WHAT YOU HAVE TO DO:
Beginning with the first line, set down every line through the one containing "const pctTicks = [0, 20, 40, 60, 80];", exactly as it appears, but not the pictures.

RECORDED INFORMATION:
* Begin *
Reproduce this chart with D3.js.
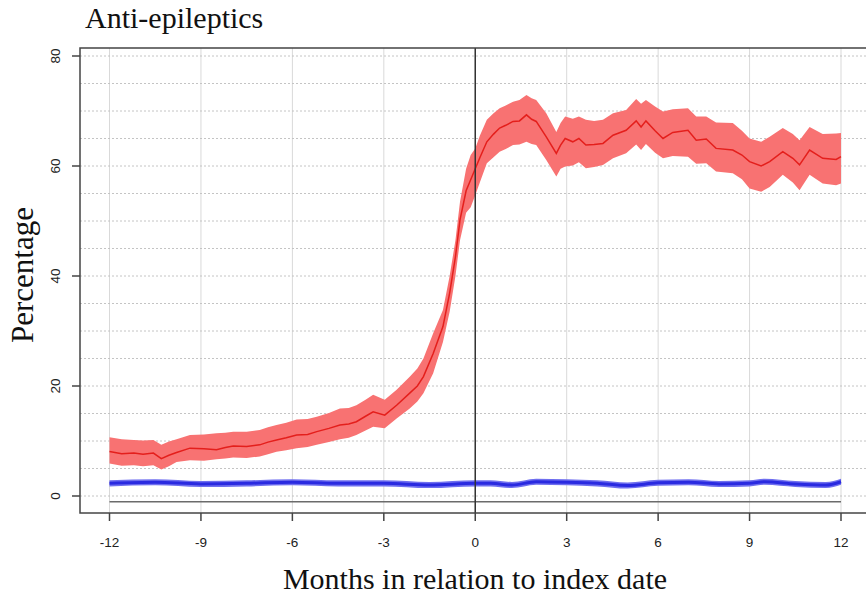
<!DOCTYPE html>
<html>
<head>
<meta charset="utf-8">
<script src="https://cdn.jsdelivr.net/npm/d3@7"></script>
<style>
  html, body { margin: 0; padding: 0; background: #fff; }
  svg { display: block; }
</style>
</head>
<body>
<svg id="chart" width="866" height="595"></svg>
<script>
// Anti-epileptics: share of patients on medication around the index date.

const monthTicks = [-12, -9, -6, -3, 0, 3, 6, 9, 12];
const pctTicks = [0, 20, 40, 60, 80];

// cases (red): mean with confidence band
const caseMonths = [-12, -11.6, -11.2, -10.9, -10.56, -10.3, -10.05, -9.8, -9.36, -8.9, -8.49, -8.2, -7.94, -7.5, -7.07,
  -6.8, -6.52, -6.2, -5.86, -5.5, -5.2, -4.8, -4.44, -4.15, -3.9, -3.6, -3.35, -2.97, -2.58, -2.15, -1.9, -1.7, -1.38,
  -1.06, -0.84, -0.65, -0.5, -0.3, -0.15, 0, 0.15, 0.38, 0.6, 0.8, 1.0, 1.24, 1.45, 1.68, 1.85, 2.0, 2.33, 2.66, 2.8,
  2.95, 3.2, 3.4, 3.63, 3.9, 4.19, 4.52, 4.95, 5.28, 5.44, 5.6, 5.9, 6.16, 6.48, 6.98, 7.25, 7.58, 7.9, 8.45, 8.75,
  9.0, 9.38, 9.66, 10.09, 10.42, 10.64, 10.97, 11.4, 11.84, 12];
const caseMean = [8.1, 7.7, 7.8, 7.6, 7.8, 6.8, 7.4, 7.9, 8.7, 8.6, 8.4, 8.8, 9.1, 9.0, 9.3,
  9.8, 10.2, 10.6, 11.1, 11.2, 11.7, 12.3, 12.9, 13.1, 13.5, 14.5, 15.3, 14.7, 16.5, 18.7, 20.0, 21.7, 25.9,
  30.8, 36.9, 43.5, 50.2, 55.5, 57.5, 59.5, 61.5, 64.4, 65.8, 66.9, 67.4, 68.1, 68.2, 69.3, 68.5, 68.1, 65.3, 62.3, 63.8,
  65.0, 64.4, 65.0, 63.8, 63.9, 64.1, 65.6, 66.5, 68.2, 67.1, 68.2, 66.4, 65.0, 66.1, 66.5, 64.7, 64.9, 63.2, 62.9, 62.0,
  60.8, 60.0, 60.8, 62.6, 61.4, 60.2, 62.9, 61.4, 61.2, 61.7];
const caseLow = [5.9, 5.5, 5.6, 5.4, 5.6, 4.8, 5.4, 6.2, 6.5, 6.4, 6.7, 6.8, 7.0, 6.9, 7.2,
  7.6, 8.05, 8.3, 8.7, 8.9, 9.3, 9.8, 10.3, 10.6, 11.1, 11.9, 12.6, 12.3, 14.1, 15.9, 17.2, 18.7, 22.3,
  28.0, 33.5, 40.0, 46.5, 51.5, 52.5, 54.7, 57.0, 60.5, 61.6, 62.6, 63.1, 63.8, 63.9, 64.4, 64.0, 63.8, 61.1, 58.1, 59.5,
  59.9, 60.1, 60.7, 59.6, 59.8, 60.2, 61.4, 62.3, 63.9, 62.9, 64.0, 62.4, 61.4, 61.8, 61.7, 60.4, 60.5, 59.0, 58.7, 57.6,
  55.9, 55.3, 56.2, 58.4, 57.0, 55.6, 58.4, 56.8, 56.5, 56.8];
const caseHigh = [10.7, 10.3, 10.2, 10.1, 10.2, 9.3, 9.9, 10.3, 11.1, 11.2, 11.4, 11.5, 11.7, 11.7, 12.0,
  12.5, 12.9, 13.3, 13.9, 14.0, 14.4, 15.1, 15.9, 16.0, 16.5, 17.5, 18.4, 17.5, 19.3, 21.7, 23.2, 25.0, 29.6,
  33.8, 40.0, 46.5, 53.5, 59.5, 62.0, 63.2, 65.5, 68.4, 69.6, 70.5, 71.0, 71.7, 72.0, 72.9, 72.3, 72.0, 69.6, 66.2, 67.8,
  69.0, 68.6, 69.0, 68.4, 68.2, 68.4, 69.6, 70.2, 72.2, 71.3, 72.0, 70.8, 69.9, 70.3, 70.5, 69.0, 69.0, 67.9, 67.8, 66.4,
  65.0, 64.4, 65.3, 66.9, 65.8, 64.7, 67.1, 65.8, 65.9, 66.0];

// controls (blue)
const ctrlMonths = [-12, -10.5, -9, -7.5, -6, -4.5, -3, -1.5, 0, 0.5, 1.2, 2, 3, 4, 5, 6, 7, 8, 9, 9.5, 10.5, 11.5, 12];
const ctrlMean = [2.3, 2.5, 2.2, 2.3, 2.5, 2.3, 2.3, 2.0, 2.3, 2.3, 2.0, 2.6, 2.5, 2.3, 1.9, 2.4, 2.5, 2.2, 2.3, 2.6, 2.2, 2.0, 2.6];

const refLevel = -1.05;

const svg = d3.select('#chart');
const box = { left: 80, top: 48, right: 880, bottom: 513 };

const x = d3.scaleLinear().domain([-12, 12]).range([109.5, 841]);
const y = d3.scaleLinear().domain([0, 80]).range([496, 56]);

// grid
const grid = svg.append('g');
grid.selectAll('line.vg').data(monthTicks).enter().append('line')
  .attr('x1', d => x(d)).attr('x2', d => x(d))
  .attr('y1', box.top).attr('y2', box.bottom)
  .attr('stroke', '#d9d9d9').attr('stroke-width', 1);
grid.selectAll('line.hg').data(d3.range(0, 85, 5)).enter().append('line')
  .attr('x1', box.left).attr('x2', box.right)
  .attr('y1', d => y(d)).attr('y2', d => y(d))
  .attr('stroke', '#c4c4c4').attr('stroke-width', 1).attr('stroke-dasharray', '2,2');

// reference line under the curves
svg.append('line')
  .attr('x1', x(-12)).attr('x2', x(12))
  .attr('y1', y(refLevel)).attr('y2', y(refLevel))
  .attr('stroke', '#6b6b6b').attr('stroke-width', 1.6);

// controls
const ctrl = ctrlMonths.map((m, i) => ({ m, v: ctrlMean[i] }));
svg.append('path').datum(ctrl)
  .attr('fill', '#6f6fef')
  .attr('d', d3.area().x(d => x(d.m)).y0(d => y(d.v - 0.55)).y1(d => y(d.v + 0.55)).curve(d3.curveMonotoneX));
svg.append('path').datum(ctrl)
  .attr('fill', 'none').attr('stroke', '#2a2ae0').attr('stroke-width', 3)
  .attr('d', d3.line().x(d => x(d.m)).y(d => y(d.v)).curve(d3.curveMonotoneX));

// cases
const cases = caseMonths.map((m, i) => ({ m, v: caseMean[i], lo: caseLow[i], hi: caseHigh[i] }));
svg.append('path').datum(cases)
  .attr('fill', '#f87272')
  .attr('d', d3.area().x(d => x(d.m)).y0(d => y(d.lo)).y1(d => y(d.hi)));
svg.append('path').datum(cases)
  .attr('fill', 'none').attr('stroke', '#e41f1c').attr('stroke-width', 1.5)
  .attr('d', d3.line().x(d => x(d.m)).y(d => y(d.v)));

// index date
svg.append('line')
  .attr('x1', x(0)).attr('x2', x(0))
  .attr('y1', box.top).attr('y2', box.bottom)
  .attr('stroke', '#333').attr('stroke-width', 1.5);

// frame
svg.append('rect')
  .attr('x', box.left).attr('y', box.top)
  .attr('width', box.right - box.left).attr('height', box.bottom - box.top)
  .attr('fill', 'none').attr('stroke', '#444').attr('stroke-width', 1.5);

// x axis
const xAxis = svg.append('g');
xAxis.selectAll('line').data(monthTicks).enter().append('line')
  .attr('x1', d => x(d)).attr('x2', d => x(d))
  .attr('y1', box.bottom).attr('y2', box.bottom + 8)
  .attr('stroke', '#444').attr('stroke-width', 1.5);
xAxis.selectAll('text').data(monthTicks).enter().append('text')
  .attr('x', d => x(d)).attr('y', 547)
  .attr('text-anchor', 'middle')
  .attr('font-family', 'Liberation Sans, Arial, sans-serif').attr('font-size', 13.5)
  .attr('fill', '#222')
  .text(d => d);

// y axis
const yAxis = svg.append('g');
yAxis.selectAll('line').data(pctTicks).enter().append('line')
  .attr('x1', box.left - 8).attr('x2', box.left)
  .attr('y1', d => y(d)).attr('y2', d => y(d))
  .attr('stroke', '#444').attr('stroke-width', 1.5);
yAxis.selectAll('text').data(pctTicks).enter().append('text')
  .attr('transform', d => `translate(60,${y(d)}) rotate(-90)`)
  .attr('text-anchor', 'middle')
  .attr('font-family', 'Liberation Sans, Arial, sans-serif').attr('font-size', 13.5)
  .attr('fill', '#222')
  .text(d => d);

// titles
const serif = 'Liberation Serif, Times New Roman, serif';
svg.append('text')
  .attr('x', 85).attr('y', 28)
  .attr('font-family', serif).attr('font-size', 30).attr('fill', '#111')
  .text('Anti-epileptics');
svg.append('text')
  .attr('x', 475).attr('y', 589)
  .attr('text-anchor', 'middle')
  .attr('font-family', serif).attr('font-size', 30).attr('fill', '#111')
  .text('Months in relation to index date');
svg.append('text')
  .attr('transform', 'translate(33,275) rotate(-90)')
  .attr('text-anchor', 'middle')
  .attr('font-family', serif).attr('font-size', 31).attr('fill', '#111')
  .text('Percentage');
</script>
</body>
</html>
* End *
RIGHT ANSWER:
Reproduce this chart with D3.js.
<!DOCTYPE html>
<html>
<head>
<meta charset="utf-8">
<script src="https://cdn.jsdelivr.net/npm/d3@7"></script>
<style>
  html, body { margin: 0; padding: 0; background: #fff; }
  svg { display: block; }
</style>
</head>
<body>
<svg id="chart" width="866" height="595"></svg>
<script>
// Anti-epileptics: share of patients on medication around the index date.

const monthTicks = [-12, -9, -6, -3, 0, 3, 6, 9, 12];
const pctTicks = [0, 20, 40, 60, 80];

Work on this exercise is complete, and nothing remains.